Garden City, a small but growing enclave almost entirely surrounded by Boise, has 85 employees. The city is known for its wine and beer offerings.
Council members, who work part-time, earn between $10,000 and $11,000 per year.
John Evans, the outgoing mayor made $50,000 in his role. After 20 years in office, Evans decided not to run for a sixth term in the November election.
Just 14 members of the non-elected staff work part-time, and the rest work 40 hours per week, with the exception of police officers, according to Lisa Leiby, the city treasurer and clerk. Other than the police chief and the two lieutenants, officers work on average 42 hours per week of shift work, which does not include overtime, Leiby said in an email to the Statesman.

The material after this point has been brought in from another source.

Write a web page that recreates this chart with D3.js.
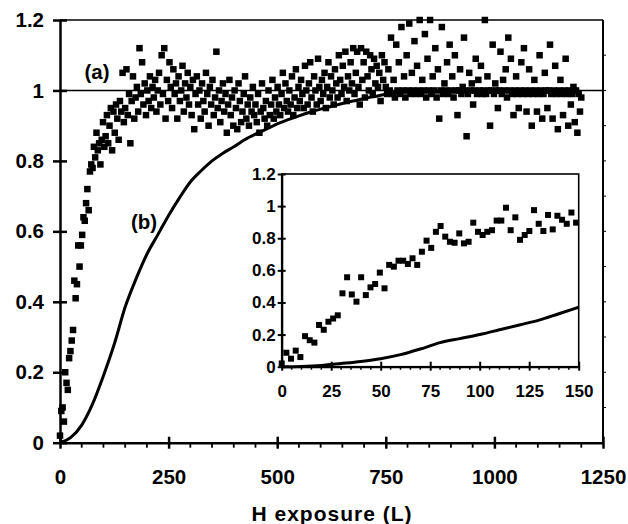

All but one of the 14 part-time staff members works in the library.
For those who go above their hours, Garden City paid out $305,000 in overtime in 2025, mostly for public works and law enforcement employees. The number varied dramatically, from $28,900 in overtime to Police Officer Sikko Barghoorn to $42 for legal assistant Joanna Ortega.
On average, the 39 people who worked overtime earned nearly $8,000 of it, according to a Statesman analysis of the data.
Search the pay of Garden City’s full-time city employees in the Statesman’s database below. (If your device doesn’t display the search fields, click here.)
BEHIND THE STORY
MOREWhy did we make this public?
Public employees work for taxpayers. Their salaries and wages are public information.
Idaho state employee pay has been publicly available on various websites, including the Idaho Statesman’s, for years. But there hasn’t always been an easy way to see what Treasure Valley local governments pay their employees.
We believe there is value in opening the curtains to show how governments spend taxpayer money. Not only can that sunshine help prevent and catch fraud, waste and abuse, it lets us see how wages differ between, and within, the many offices of our local governments.
Have an idea for another database? Think we should make more information public? Contact us at newsroom@idahostatesman.com or tips@idahostatesman.com.
How did we get the data?
We requested payroll and overtime data from local governments in December 2025.
What’s the fine print?
First, this is a snapshot in time. Employees are hired, fired, promoted and given raises every day.
Second, employees aren’t all paid the same way. For the most part, you can figure out an employee’s annual pay by multiplying their hourly rate by 2,080. But that’s not always true. Some employees are part-time. Some, like council members, are paid a set amount. Others, especially emergency first responders like firefighters and police officers, can work nontraditional hours and/or get overtime. Their annual pay may be higher — in some cases much higher — than their hourly rate would suggest.
Finally, the “hire date” isn’t necessarily the date that person first joined the ranks of public servants. Some employees are seasonal, temporary or took other jobs between stints working for the city or county.